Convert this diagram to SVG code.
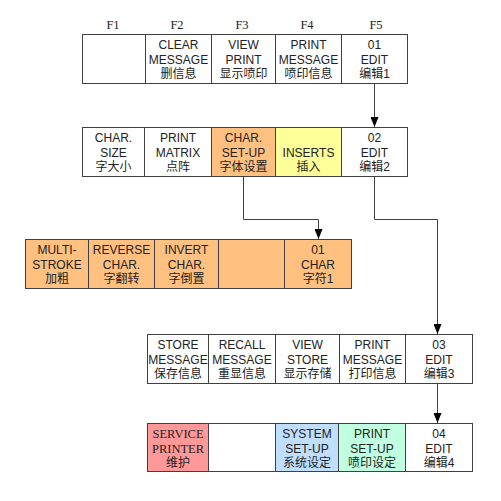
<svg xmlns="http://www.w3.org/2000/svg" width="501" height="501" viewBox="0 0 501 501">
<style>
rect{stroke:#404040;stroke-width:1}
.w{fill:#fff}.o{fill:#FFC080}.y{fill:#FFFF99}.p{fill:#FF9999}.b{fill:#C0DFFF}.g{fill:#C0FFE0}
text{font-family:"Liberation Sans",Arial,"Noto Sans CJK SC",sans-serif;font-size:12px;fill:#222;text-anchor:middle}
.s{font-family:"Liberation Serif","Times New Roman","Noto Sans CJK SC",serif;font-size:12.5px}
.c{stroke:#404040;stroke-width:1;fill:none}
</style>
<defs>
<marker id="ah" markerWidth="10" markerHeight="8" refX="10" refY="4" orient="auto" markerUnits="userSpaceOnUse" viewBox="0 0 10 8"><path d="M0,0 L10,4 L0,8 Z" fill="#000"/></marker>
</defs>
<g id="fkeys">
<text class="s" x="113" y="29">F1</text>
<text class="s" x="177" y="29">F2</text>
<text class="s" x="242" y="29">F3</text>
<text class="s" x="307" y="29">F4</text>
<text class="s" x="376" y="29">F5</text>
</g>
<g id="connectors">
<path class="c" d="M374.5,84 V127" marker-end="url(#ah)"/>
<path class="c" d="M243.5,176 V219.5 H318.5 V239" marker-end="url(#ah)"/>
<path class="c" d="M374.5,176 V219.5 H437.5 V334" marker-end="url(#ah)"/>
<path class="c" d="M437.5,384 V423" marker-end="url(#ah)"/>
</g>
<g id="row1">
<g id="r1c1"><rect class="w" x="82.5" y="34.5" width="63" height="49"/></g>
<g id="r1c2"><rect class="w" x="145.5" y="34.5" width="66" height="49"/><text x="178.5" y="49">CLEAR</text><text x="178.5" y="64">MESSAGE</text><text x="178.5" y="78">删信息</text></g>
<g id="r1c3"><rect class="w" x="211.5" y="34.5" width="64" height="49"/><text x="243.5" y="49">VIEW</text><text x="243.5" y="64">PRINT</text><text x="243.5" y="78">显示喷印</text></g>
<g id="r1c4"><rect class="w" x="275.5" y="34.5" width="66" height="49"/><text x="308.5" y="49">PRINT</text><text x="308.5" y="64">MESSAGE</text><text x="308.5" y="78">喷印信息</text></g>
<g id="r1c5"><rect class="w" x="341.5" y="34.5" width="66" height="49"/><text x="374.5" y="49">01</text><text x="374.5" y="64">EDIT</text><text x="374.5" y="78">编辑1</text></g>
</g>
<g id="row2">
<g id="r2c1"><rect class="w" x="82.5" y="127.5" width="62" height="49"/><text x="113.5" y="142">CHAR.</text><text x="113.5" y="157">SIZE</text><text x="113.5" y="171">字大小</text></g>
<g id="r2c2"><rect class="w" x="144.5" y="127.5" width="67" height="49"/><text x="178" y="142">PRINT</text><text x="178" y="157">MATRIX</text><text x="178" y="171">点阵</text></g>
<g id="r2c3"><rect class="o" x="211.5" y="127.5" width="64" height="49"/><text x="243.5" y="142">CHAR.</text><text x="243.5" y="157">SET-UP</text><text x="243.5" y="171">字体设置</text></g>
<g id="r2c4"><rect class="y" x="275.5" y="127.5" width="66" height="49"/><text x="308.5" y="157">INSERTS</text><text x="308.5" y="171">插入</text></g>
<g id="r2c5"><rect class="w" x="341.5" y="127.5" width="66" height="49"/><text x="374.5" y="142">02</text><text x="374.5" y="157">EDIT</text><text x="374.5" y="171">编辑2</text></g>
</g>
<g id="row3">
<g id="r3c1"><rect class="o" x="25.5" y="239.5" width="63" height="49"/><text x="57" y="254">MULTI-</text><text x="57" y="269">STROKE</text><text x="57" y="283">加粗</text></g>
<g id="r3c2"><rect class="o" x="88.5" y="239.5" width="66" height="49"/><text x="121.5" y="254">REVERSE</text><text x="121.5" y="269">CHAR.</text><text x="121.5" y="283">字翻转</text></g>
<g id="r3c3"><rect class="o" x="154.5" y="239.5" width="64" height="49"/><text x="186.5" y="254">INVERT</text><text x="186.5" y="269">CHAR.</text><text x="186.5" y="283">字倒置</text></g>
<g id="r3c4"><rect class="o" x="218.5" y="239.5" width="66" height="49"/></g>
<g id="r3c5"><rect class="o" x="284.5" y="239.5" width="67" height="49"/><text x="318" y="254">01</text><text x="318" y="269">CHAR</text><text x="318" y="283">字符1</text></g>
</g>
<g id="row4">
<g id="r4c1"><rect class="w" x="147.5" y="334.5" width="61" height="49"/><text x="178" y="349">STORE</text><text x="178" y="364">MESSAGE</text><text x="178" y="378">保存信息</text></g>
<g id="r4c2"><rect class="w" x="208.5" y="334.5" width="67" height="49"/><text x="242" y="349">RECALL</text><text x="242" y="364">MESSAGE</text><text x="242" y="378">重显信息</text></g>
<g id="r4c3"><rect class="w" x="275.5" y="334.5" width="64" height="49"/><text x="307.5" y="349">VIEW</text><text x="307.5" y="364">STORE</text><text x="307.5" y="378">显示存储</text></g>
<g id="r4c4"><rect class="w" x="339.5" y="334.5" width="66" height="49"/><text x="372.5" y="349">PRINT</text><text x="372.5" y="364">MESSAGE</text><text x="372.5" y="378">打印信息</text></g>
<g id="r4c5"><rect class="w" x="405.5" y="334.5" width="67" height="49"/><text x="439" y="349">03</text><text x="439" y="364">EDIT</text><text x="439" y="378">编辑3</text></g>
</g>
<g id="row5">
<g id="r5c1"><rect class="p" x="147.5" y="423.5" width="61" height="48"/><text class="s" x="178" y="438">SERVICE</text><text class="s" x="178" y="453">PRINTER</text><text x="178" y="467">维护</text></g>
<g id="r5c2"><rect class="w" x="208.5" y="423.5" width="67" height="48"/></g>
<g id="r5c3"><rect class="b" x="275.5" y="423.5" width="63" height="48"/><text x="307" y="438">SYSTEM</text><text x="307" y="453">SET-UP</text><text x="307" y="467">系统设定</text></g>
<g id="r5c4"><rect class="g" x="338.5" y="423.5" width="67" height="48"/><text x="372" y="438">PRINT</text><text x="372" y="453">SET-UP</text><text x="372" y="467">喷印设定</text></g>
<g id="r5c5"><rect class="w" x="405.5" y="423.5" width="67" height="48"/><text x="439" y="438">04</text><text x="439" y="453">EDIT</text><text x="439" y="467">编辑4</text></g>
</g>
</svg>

:::::

§ **GOAL**: Your task is to repeat the data above exactly while excluding the pictures.

§ **EXERCISE RESULT**:
Convert this diagram to SVG code.
<svg xmlns="http://www.w3.org/2000/svg" width="501" height="501" viewBox="0 0 501 501">
<style>
rect{stroke:#404040;stroke-width:1}
.w{fill:#fff}.o{fill:#FFC080}.y{fill:#FFFF99}.p{fill:#FF9999}.b{fill:#C0DFFF}.g{fill:#C0FFE0}
text{font-family:"Liberation Sans",Arial,"Noto Sans CJK SC",sans-serif;font-size:12px;fill:#222;text-anchor:middle}
.s{font-family:"Liberation Serif","Times New Roman","Noto Sans CJK SC",serif;font-size:12.5px}
.c{stroke:#404040;stroke-width:1;fill:none}
</style>
<defs>
<marker id="ah" markerWidth="10" markerHeight="8" refX="10" refY="4" orient="auto" markerUnits="userSpaceOnUse" viewBox="0 0 10 8"><path d="M0,0 L10,4 L0,8 Z" fill="#000"/></marker>
</defs>
<g id="fkeys">
<text class="s" x="113" y="29">F1</text>
<text class="s" x="177" y="29">F2</text>
<text class="s" x="242" y="29">F3</text>
<text class="s" x="307" y="29">F4</text>
<text class="s" x="376" y="29">F5</text>
</g>
<g id="connectors">
<path class="c" d="M374.5,84 V127" marker-end="url(#ah)"/>
<path class="c" d="M243.5,176 V219.5 H318.5 V239" marker-end="url(#ah)"/>
<path class="c" d="M374.5,176 V219.5 H437.5 V334" marker-end="url(#ah)"/>
<path class="c" d="M437.5,384 V423" marker-end="url(#ah)"/>
</g>
<g id="row1">
<g id="r1c1"><rect class="w" x="82.5" y="34.5" width="63" height="49"/></g>
<g id="r1c2"><rect class="w" x="145.5" y="34.5" width="66" height="49"/><text x="178.5" y="49">CLEAR</text><text x="178.5" y="64">MESSAGE</text><text x="178.5" y="78">删信息</text></g>
<g id="r1c3"><rect class="w" x="211.5" y="34.5" width="64" height="49"/><text x="243.5" y="49">VIEW</text><text x="243.5" y="64">PRINT</text><text x="243.5" y="78">显示喷印</text></g>
<g id="r1c4"><rect class="w" x="275.5" y="34.5" width="66" height="49"/><text x="308.5" y="49">PRINT</text><text x="308.5" y="64">MESSAGE</text><text x="308.5" y="78">喷印信息</text></g>
<g id="r1c5"><rect class="w" x="341.5" y="34.5" width="66" height="49"/><text x="374.5" y="49">01</text><text x="374.5" y="64">EDIT</text><text x="374.5" y="78">编辑1</text></g>
</g>
<g id="row2">
<g id="r2c1"><rect class="w" x="82.5" y="127.5" width="62" height="49"/><text x="113.5" y="142">CHAR.</text><text x="113.5" y="157">SIZE</text><text x="113.5" y="171">字大小</text></g>
<g id="r2c2"><rect class="w" x="144.5" y="127.5" width="67" height="49"/><text x="178" y="142">PRINT</text><text x="178" y="157">MATRIX</text><text x="178" y="171">点阵</text></g>
<g id="r2c3"><rect class="o" x="211.5" y="127.5" width="64" height="49"/><text x="243.5" y="142">CHAR.</text><text x="243.5" y="157">SET-UP</text><text x="243.5" y="171">字体设置</text></g>
<g id="r2c4"><rect class="y" x="275.5" y="127.5" width="66" height="49"/><text x="308.5" y="157">INSERTS</text><text x="308.5" y="171">插入</text></g>
<g id="r2c5"><rect class="w" x="341.5" y="127.5" width="66" height="49"/><text x="374.5" y="142">02</text><text x="374.5" y="157">EDIT</text><text x="374.5" y="171">编辑2</text></g>
</g>
<g id="row3">
<g id="r3c1"><rect class="o" x="25.5" y="239.5" width="63" height="49"/><text x="57" y="254">MULTI-</text><text x="57" y="269">STROKE</text><text x="57" y="283">加粗</text></g>
<g id="r3c2"><rect class="o" x="88.5" y="239.5" width="66" height="49"/><text x="121.5" y="254">REVERSE</text><text x="121.5" y="269">CHAR.</text><text x="121.5" y="283">字翻转</text></g>
<g id="r3c3"><rect class="o" x="154.5" y="239.5" width="64" height="49"/><text x="186.5" y="254">INVERT</text><text x="186.5" y="269">CHAR.</text><text x="186.5" y="283">字倒置</text></g>
<g id="r3c4"><rect class="o" x="218.5" y="239.5" width="66" height="49"/></g>
<g id="r3c5"><rect class="o" x="284.5" y="239.5" width="67" height="49"/><text x="318" y="254">01</text><text x="318" y="269">CHAR</text><text x="318" y="283">字符1</text></g>
</g>
<g id="row4">
<g id="r4c1"><rect class="w" x="147.5" y="334.5" width="61" height="49"/><text x="178" y="349">STORE</text><text x="178" y="364">MESSAGE</text><text x="178" y="378">保存信息</text></g>
<g id="r4c2"><rect class="w" x="208.5" y="334.5" width="67" height="49"/><text x="242" y="349">RECALL</text><text x="242" y="364">MESSAGE</text><text x="242" y="378">重显信息</text></g>
<g id="r4c3"><rect class="w" x="275.5" y="334.5" width="64" height="49"/><text x="307.5" y="349">VIEW</text><text x="307.5" y="364">STORE</text><text x="307.5" y="378">显示存储</text></g>
<g id="r4c4"><rect class="w" x="339.5" y="334.5" width="66" height="49"/><text x="372.5" y="349">PRINT</text><text x="372.5" y="364">MESSAGE</text><text x="372.5" y="378">打印信息</text></g>
<g id="r4c5"><rect class="w" x="405.5" y="334.5" width="67" height="49"/><text x="439" y="349">03</text><text x="439" y="364">EDIT</text><text x="439" y="378">编辑3</text></g>
</g>
<g id="row5">
<g id="r5c1"><rect class="p" x="147.5" y="423.5" width="61" height="48"/><text class="s" x="178" y="438">SERVICE</text><text class="s" x="178" y="453">PRINTER</text><text x="178" y="467">维护</text></g>
<g id="r5c2"><rect class="w" x="208.5" y="423.5" width="67" height="48"/></g>
<g id="r5c3"><rect class="b" x="275.5" y="423.5" width="63" height="48"/><text x="307" y="438">SYSTEM</text><text x="307" y="453">SET-UP</text><text x="307" y="467">系统设定</text></g>
<g id="r5c4"><rect class="g" x="338.5" y="423.5" width="67" height="48"/><text x="372" y="438">PRINT</text><text x="372" y="453">SET-UP</text><text x="372" y="467">喷印设定</text></g>
<g id="r5c5"><rect class="w" x="405.5" y="423.5" width="67" height="48"/><text x="439" y="438">04</text><text x="439" y="453">EDIT</text><text x="439" y="467">编辑4</text></g>
</g>
</svg>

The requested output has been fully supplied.